The Supreme Court wrapped up its term, but not before issuing a landmark decision that ruled colleges and universities can no longer take race into consideration as a specific basis in admissions.
Chief Justice John Roberts wrote the opinion for the 6-3 majority in the case that combined two cases -- Students for Fair Admissions v Harvard and Students for Fair Admissions. v. University of North Carolina – saying the schools’ admissions programs violated the Equal Protection Clause because they failed to offer “measurable” objectives to justify the use of race. Justices Sonia Sotomayor and Ketanji Brown Jackson wrote scathing dissents.
ABA President Deborah Enix-Ross issued a statement after the ruling saying, “We believe it is imperative that colleges, universities and state legislatures find alternative ways to create a diverse and talented student body. Law schools are training grounds for lawyers and play an important role to ensure a diverse bench and bar, which are critical to minimizing implicit bias and inspiring greater public faith in the rule of law.”
President Joe Biden strongly disagreed with the ruling and said his administration vowed to take "swift action" to support diversity in higher education, laying out a series of steps it will take through the Department of Education and other relevant agencies.
The Court issued several other significant rulings in the final week of its term. Two cases addressed student-loan forgiveness. In one case, Department of Education v Brown, the plaintiff was ruled not to have had standing. But in Biden v Nebraska, the Court ruled the Secretary of Education does not have authority to establish a student loan forgiveness program that will cancel roughly $430 billion in debt principal and affect nearly all borrowers. The 6-3 decision by Roberts strikes down Biden’s plan for federal student loan forgiveness so the millions of federal borrowers will not see their debts decreased or erased.
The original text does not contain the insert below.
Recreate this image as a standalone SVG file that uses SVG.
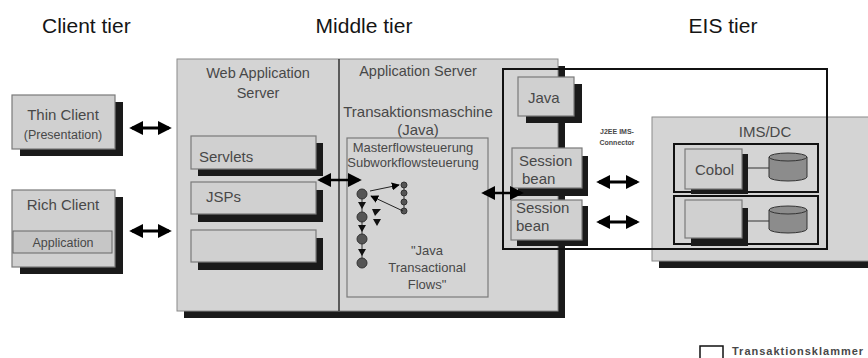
<svg xmlns="http://www.w3.org/2000/svg" width="868" height="358" viewBox="0 0 868 358">
<defs>
<style>
text{font-family:"Liberation Sans",Arial,sans-serif;fill:#484848}
.tier{font-size:21px;fill:#151515}
.lbl{font-size:15px}
.mid{text-anchor:middle}
.panel{fill:#d4d4d4;stroke:#8a8a8a;stroke-width:1}
.box{fill:#d0d0d0;stroke:#7a7a7a;stroke-width:1.2}
.sh{fill:#1a1a1a;stroke:none}
.con{stroke:#000;stroke-width:3;fill:none}
.thin{stroke:#000;stroke-width:2.5;fill:none}
.dot{fill:#555;stroke:#333;stroke-width:1}
.cyl{fill:#8c8c8c;stroke:#333;stroke-width:1}
</style>
<marker id="ahb" viewBox="0 0 10 10" refX="8" refY="5" markerWidth="14" markerHeight="14" markerUnits="userSpaceOnUse" orient="auto-start-reverse"><path d="M0,0 L10,5 L0,10 z" fill="#000"/></marker>
<marker id="ahs" viewBox="0 0 10 10" refX="9" refY="5" markerWidth="8" markerHeight="8" markerUnits="userSpaceOnUse" orient="auto"><path d="M0,0 L10,5 L0,10 z" fill="#000"/></marker>
</defs>
<rect width="868" height="358" fill="#fff"/>

<g id="tiers">
<text class="tier" x="42" y="33">Client tier</text>
<text class="tier mid" x="364" y="33">Middle tier</text>
<text class="tier mid" x="723" y="33">EIS tier</text>
</g>

<g id="middle-panel">
<rect class="sh" fill="#1a1a1a" x="184" y="66" width="381" height="252"/>
<rect class="panel" x="177" y="59" width="381" height="252"/>
<line x1="339" y1="59" x2="339" y2="311" stroke="#333" stroke-width="1.5"/>
</g>

<g id="web-app-server">
<text class="mid" x="258" y="78" font-size="14.5">Web Application</text>
<text class="mid" x="258" y="98" font-size="14.5">Server</text>
</g>
<g id="servlets">
<rect class="sh" fill="#1a1a1a" x="198" y="143" width="125" height="33"/>
<rect class="box" x="191" y="136" width="125" height="33"/>
<text class="lbl" x="199" y="162">Servlets</text>
</g>
<g id="jsps">
<rect class="sh" fill="#1a1a1a" x="198" y="190" width="125" height="32"/>
<rect class="box" x="191" y="182" width="125" height="32"/>
<text class="lbl" x="206" y="202">JSPs</text>
</g>
<g id="web-empty">
<rect class="sh" fill="#1a1a1a" x="198" y="238" width="125" height="32"/>
<rect class="box" x="191" y="230" width="125" height="32"/>
</g>

<g id="app-server">
<text class="mid" x="418" y="76" font-size="14.5">Application Server</text>
<text class="mid" x="418" y="117" font-size="15">Transaktionsmaschine</text>
<text class="mid" x="418" y="135" font-size="15">(Java)</text>
</g>
<g id="flow-box">
<rect x="347" y="138" width="141" height="159" fill="#d4d4d4" stroke="#7a7a7a" stroke-width="1.2"/>
<text class="mid" x="413" y="152" font-size="13">Masterflowsteuerung</text>
<text class="mid" x="413" y="167" font-size="13">Subworkflowsteuerung</text>
<text class="mid" x="427" y="255" font-size="13">"Java</text>
<text class="mid" x="427" y="272" font-size="13">Transactional</text>
<text class="mid" x="427" y="289" font-size="13">Flows"</text>
<line x1="362" y1="194" x2="362" y2="263" stroke="#333" stroke-width="1"/>
<circle class="dot" cx="362" cy="194" r="5"/>
<circle class="dot" cx="362" cy="217" r="5"/>
<circle class="dot" cx="362" cy="239" r="5"/>
<circle class="dot" cx="362" cy="263" r="5"/>
<path d="M358,202 L366,202 L362,209 z M358,225 L366,225 L362,232 z M358,249 L366,249 L362,256 z" fill="#111"/>
<path d="M372,209 L381,209 L375,216 z M373,219 L381,219 L377,226 z" fill="#111"/>
<line x1="404" y1="185" x2="404" y2="211" stroke="#333" stroke-width="1"/>
<circle class="dot" cx="404" cy="185" r="3"/>
<circle class="dot" cx="404" cy="193" r="3"/>
<circle class="dot" cx="404" cy="202" r="3"/>
<circle class="dot" cx="404" cy="211" r="3"/>
<line x1="370" y1="191" x2="399" y2="185" stroke="#222" stroke-width="1" marker-end="url(#ahs)"/>
<line x1="403" y1="211" x2="371" y2="196" stroke="#222" stroke-width="1" marker-end="url(#ahs)"/>
</g>

<g id="java">
<rect class="sh" fill="#1a1a1a" x="526" y="84" width="56" height="39"/>
<rect class="box" x="518" y="77" width="56" height="39"/>
<text class="lbl" x="528" y="103">Java</text>
</g>
<g id="session-bean-1">
<rect class="sh" fill="#1a1a1a" x="518" y="156" width="70" height="40"/>
<rect class="box" x="512" y="148" width="70" height="40"/>
<text class="lbl" x="519" y="166">Session</text>
<text class="lbl" x="522" y="184">bean</text>
</g>
<g id="session-bean-2">
<rect class="sh" fill="#1a1a1a" x="517" y="206" width="71" height="40"/>
<rect class="box" x="511" y="200" width="71" height="40"/>
<text class="lbl" x="516" y="213">Session</text>
<text class="lbl" x="516" y="231">bean</text>
</g>

<g id="thin-client">
<rect class="sh" fill="#1a1a1a" x="20" y="102" width="103" height="54"/>
<rect class="box" x="12" y="95" width="103" height="54"/>
<text class="mid lbl" x="63" y="120">Thin Client</text>
<text class="mid" x="63" y="139" font-size="12.5">(Presentation)</text>
</g>
<g id="rich-client">
<rect class="sh" fill="#1a1a1a" x="20" y="197" width="103" height="77"/>
<rect class="box" x="12" y="190" width="103" height="77"/>
<text class="mid lbl" x="63" y="210">Rich Client</text>
<rect x="13" y="231" width="99" height="22" fill="#c6c6c6" stroke="#666" stroke-width="1"/>
<text class="mid" x="63" y="247" font-size="12.5">Application</text>
</g>

<g id="ims-dc">
<rect class="sh" fill="#1a1a1a" x="659" y="124" width="220" height="144"/>
<rect class="panel" x="652" y="117" width="220" height="144"/>
<text class="mid lbl" x="765" y="137">IMS/DC</text>
<rect x="674" y="144" width="144" height="48" fill="none" stroke="#111" stroke-width="2"/>
<rect x="674" y="196" width="144" height="48" fill="none" stroke="#111" stroke-width="2"/>
</g>
<g id="cobol">
<rect class="sh" fill="#1a1a1a" x="691" y="154" width="57" height="40"/>
<rect class="box" x="685" y="149" width="57" height="40"/>
<text class="lbl" x="695" y="175">Cobol</text>
</g>
<g id="ims-program-2">
<rect class="sh" fill="#1a1a1a" x="691" y="208" width="57" height="38"/>
<rect class="box" x="685" y="200" width="57" height="38"/>
</g>
<g id="db-1">
<path class="cyl" d="M769,157 L769,177 A19,4 0 0 0 807,177 L807,157"/>
<ellipse class="cyl" cx="788" cy="157" rx="19" ry="4"/>
</g>
<g id="db-2">
<path class="cyl" d="M769,210 L769,229 A19,4 0 0 0 807,229 L807,210"/>
<ellipse class="cyl" cx="788" cy="210" rx="19" ry="4"/>
</g>

<g id="connector-label">
<text class="mid" x="617" y="134" font-size="7" font-weight="bold" fill="#333">J2EE IMS-</text>
<text class="mid" x="617" y="145" font-size="7" font-weight="bold" fill="#333">Connector</text>
</g>

<g id="transaction-bracket">
<rect x="503" y="69" width="324" height="180" fill="none" stroke="#111" stroke-width="2"/>
</g>

<g id="connectors">
<line class="con" x1="132" y1="128" x2="169" y2="128" marker-start="url(#ahb)" marker-end="url(#ahb)"/>
<line class="con" x1="132" y1="231" x2="169" y2="231" marker-start="url(#ahb)" marker-end="url(#ahb)"/>
<line class="thin" x1="320" y1="180" x2="359" y2="180" marker-start="url(#ahb)" marker-end="url(#ahb)"/>
<line class="thin" x1="484" y1="193" x2="521" y2="193" marker-start="url(#ahb)" marker-end="url(#ahb)"/>
<line class="con" x1="599" y1="182" x2="637" y2="182" marker-start="url(#ahb)" marker-end="url(#ahb)"/>
<line class="con" x1="599" y1="222" x2="637" y2="222" marker-start="url(#ahb)" marker-end="url(#ahb)"/>
<line x1="748" y1="168" x2="769" y2="168" stroke="#333" stroke-width="1"/>
<line x1="748" y1="221" x2="769" y2="221" stroke="#333" stroke-width="1"/>
</g>

<g id="legend">
<rect x="700" y="346" width="23" height="16" fill="#fff" stroke="#111" stroke-width="1.5"/>
<text x="732" y="355" font-size="11" font-weight="bold" letter-spacing="1" fill="#111">Transaktionsklammer</text>
</g>
</svg>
In a case that pitted free speech and religious freedom against LBGTQ+ rights – Creative 303 v. Elenis -- the court sided with the website designer, Lorie Smith, who did not want to make websites for same-sex marriages. The 6-3 decision written by Justice Neil Gorsuch, ruled that the First Amendment prohibits Colorado from forcing Smith to create expressive designs messages with which she disagrees.
In an opinion earlier last week in U.S. v. Texas, the Court sided with the Biden administration allowing its rules and guidelines on immigration enforcement to stay in place and rejecting the standing of Texas and Louisiana to sue.
Two important voting rights cases also were decided this term with the Court upholding Section 2 of the Voting Rights Act with a 5-4 decision authored by Roberts in the case of Allen v Milligan.
In Moore v Harper, the justices rejected the so-called “independent state legislature theory” that could have given state legislatures broad power over federal elections, without any role for state courts in supervising the exercise of that power. Roberts also wrote the opinion for the 6-3 majority in this case.